> _Set exercise_
Return every line below as is, leaving out the pictures.

> _Data_
——————
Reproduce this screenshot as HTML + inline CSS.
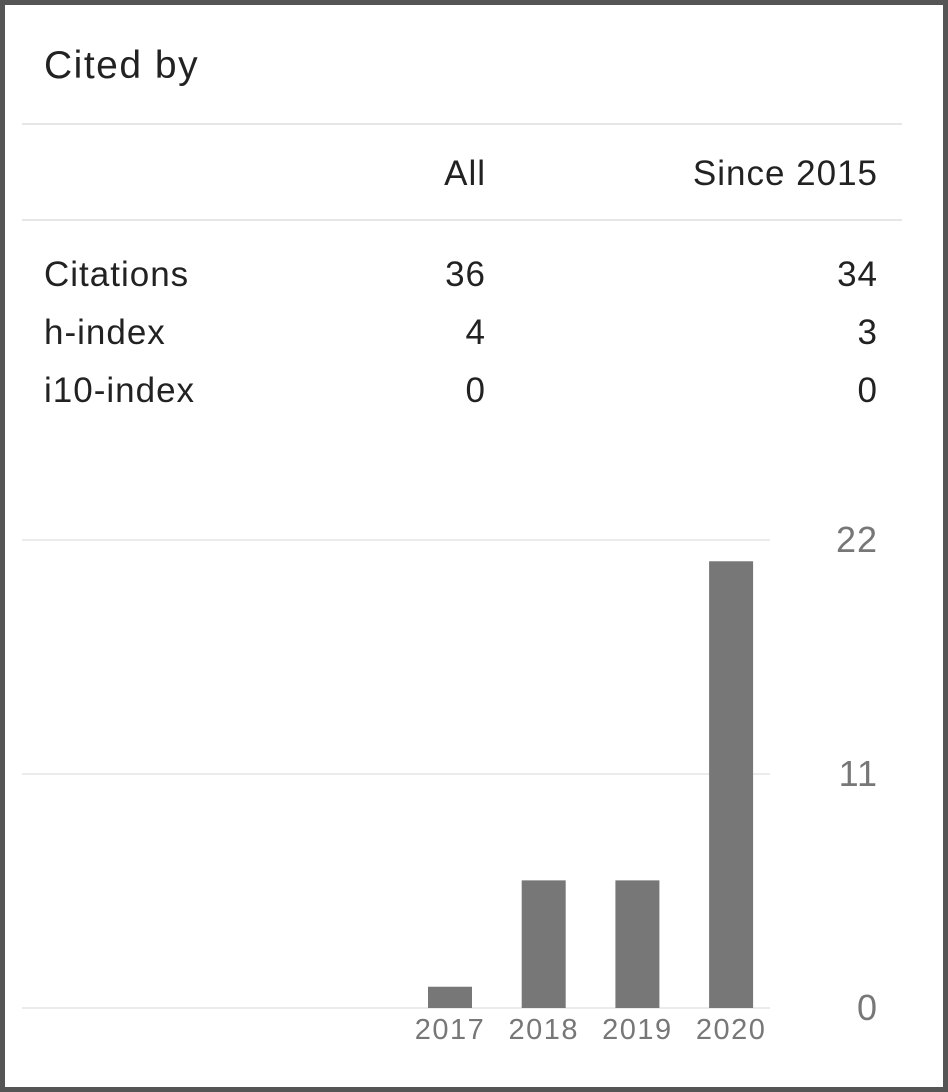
<!DOCTYPE html>
<html><head><meta charset="utf-8">
<style>
html,body{margin:0;padding:0;background:#fff;}
#frame{position:absolute;left:0;top:0;width:938px;height:1082px;border:5px solid #555;background:#fff;font-family:"Liberation Sans",Arial,sans-serif;color:#222;}
.t{position:absolute;white-space:nowrap;line-height:1;}
.hr{position:absolute;left:17px;width:880px;height:2px;background:#e6e6e6;}
.r{text-align:right;}
.row{font-size:35px;letter-spacing:1px;}
.row.r{margin-right:-1px;}
</style></head>
<body>
<div id="frame">
<div class="t" style="left:39px;top:41px;font-size:39px;letter-spacing:1.5px">Cited by</div>
<div class="hr" style="top:118px"></div>
<div class="t r row" style="right:458px;top:151px">All</div>
<div class="t r row" style="right:66px;top:151px">Since 2015</div>
<div class="hr" style="top:214px"></div>
<div class="t row" style="left:39px;top:252px">Citations</div>
<div class="t r row" style="right:458px;top:252px">36</div>
<div class="t r row" style="right:66px;top:252px">34</div>
<div class="t row" style="left:39px;top:310px">h-index</div>
<div class="t r row" style="right:458px;top:310px">4</div>
<div class="t r row" style="right:66px;top:310px">3</div>
<div class="t row" style="left:39px;top:368px">i10-index</div>
<div class="t r row" style="right:458px;top:368px">0</div>
<div class="t r row" style="right:66px;top:368px">0</div>
<svg id="chart" style="position:absolute;left:-5px;top:-5px" width="948" height="1092"></svg>
</div>
<script>
const years=["2017","2018","2019","2020"];
const counts=[1,6,6,21];
const ticks=[0,11,22];
const NS="http://www.w3.org/2000/svg";
const svg=document.getElementById('chart');
const y0=1008,yTop=540,maxV=22;
function yS(v){return y0-(y0-yTop)*v/maxV;}
function xS(i){return 428+i*93.7;}
function mk(tag,attrs){const e=document.createElementNS(NS,tag);for(const k in attrs)e.setAttribute(k,attrs[k]);svg.appendChild(e);return e;}
ticks.forEach(t=>{
  const l=mk('rect',{x:22,y:yS(t)-1,width:748,height:2,fill:'#ebebeb'});
  
  
  const tx=mk('text',{x:878,y:yS(t)+12,'text-anchor':'end','font-size':36,'letter-spacing':1,fill:'#777','font-family':'Liberation Sans, Arial, sans-serif'});
  tx.textContent=t;
  
  
});
years.forEach((yr,i)=>{
  const b=mk('rect',{x:xS(i),y:yS(counts[i]),width:44,height:y0-yS(counts[i]),fill:'#777'});
  
  
  const tx=mk('text',{x:xS(i)+22,y:1039,'text-anchor':'middle','font-size':29,'letter-spacing':1.5,fill:'#777','font-family':'Liberation Sans, Arial, sans-serif'});
  tx.textContent=yr;
  
  
});
</script>
</body></html>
——————
> _Solution below_
Reproduce this screenshot as HTML + inline CSS.
<!DOCTYPE html>
<html><head><meta charset="utf-8">
<style>
html,body{margin:0;padding:0;background:#fff;}
#frame{position:absolute;left:0;top:0;width:938px;height:1082px;border:5px solid #555;background:#fff;font-family:"Liberation Sans",Arial,sans-serif;color:#222;}
.t{position:absolute;white-space:nowrap;line-height:1;}
.hr{position:absolute;left:17px;width:880px;height:2px;background:#e6e6e6;}
.r{text-align:right;}
.row{font-size:35px;letter-spacing:1px;}
.row.r{margin-right:-1px;}
</style></head>
<body>
<div id="frame">
<div class="t" style="left:39px;top:41px;font-size:39px;letter-spacing:1.5px">Cited by</div>
<div class="hr" style="top:118px"></div>
<div class="t r row" style="right:458px;top:151px">All</div>
<div class="t r row" style="right:66px;top:151px">Since 2015</div>
<div class="hr" style="top:214px"></div>
<div class="t row" style="left:39px;top:252px">Citations</div>
<div class="t r row" style="right:458px;top:252px">36</div>
<div class="t r row" style="right:66px;top:252px">34</div>
<div class="t row" style="left:39px;top:310px">h-index</div>
<div class="t r row" style="right:458px;top:310px">4</div>
<div class="t r row" style="right:66px;top:310px">3</div>
<div class="t row" style="left:39px;top:368px">i10-index</div>
<div class="t r row" style="right:458px;top:368px">0</div>
<div class="t r row" style="right:66px;top:368px">0</div>
<svg id="chart" style="position:absolute;left:-5px;top:-5px" width="948" height="1092"></svg>
</div>
<script>
const years=["2017","2018","2019","2020"];
const counts=[1,6,6,21];
const ticks=[0,11,22];
const NS="http://www.w3.org/2000/svg";
const svg=document.getElementById('chart');
const y0=1008,yTop=540,maxV=22;
function yS(v){return y0-(y0-yTop)*v/maxV;}
function xS(i){return 428+i*93.7;}
function mk(tag,attrs){const e=document.createElementNS(NS,tag);for(const k in attrs)e.setAttribute(k,attrs[k]);svg.appendChild(e);return e;}
ticks.forEach(t=>{
  const l=mk('rect',{x:22,y:yS(t)-1,width:748,height:2,fill:'#ebebeb'});
  
  
  const tx=mk('text',{x:878,y:yS(t)+12,'text-anchor':'end','font-size':36,'letter-spacing':1,fill:'#777','font-family':'Liberation Sans, Arial, sans-serif'});
  tx.textContent=t;
  
  
});
years.forEach((yr,i)=>{
  const b=mk('rect',{x:xS(i),y:yS(counts[i]),width:44,height:y0-yS(counts[i]),fill:'#777'});
  
  
  const tx=mk('text',{x:xS(i)+22,y:1039,'text-anchor':'middle','font-size':29,'letter-spacing':1.5,fill:'#777','font-family':'Liberation Sans, Arial, sans-serif'});
  tx.textContent=yr;
  
  
});
</script>
</body></html>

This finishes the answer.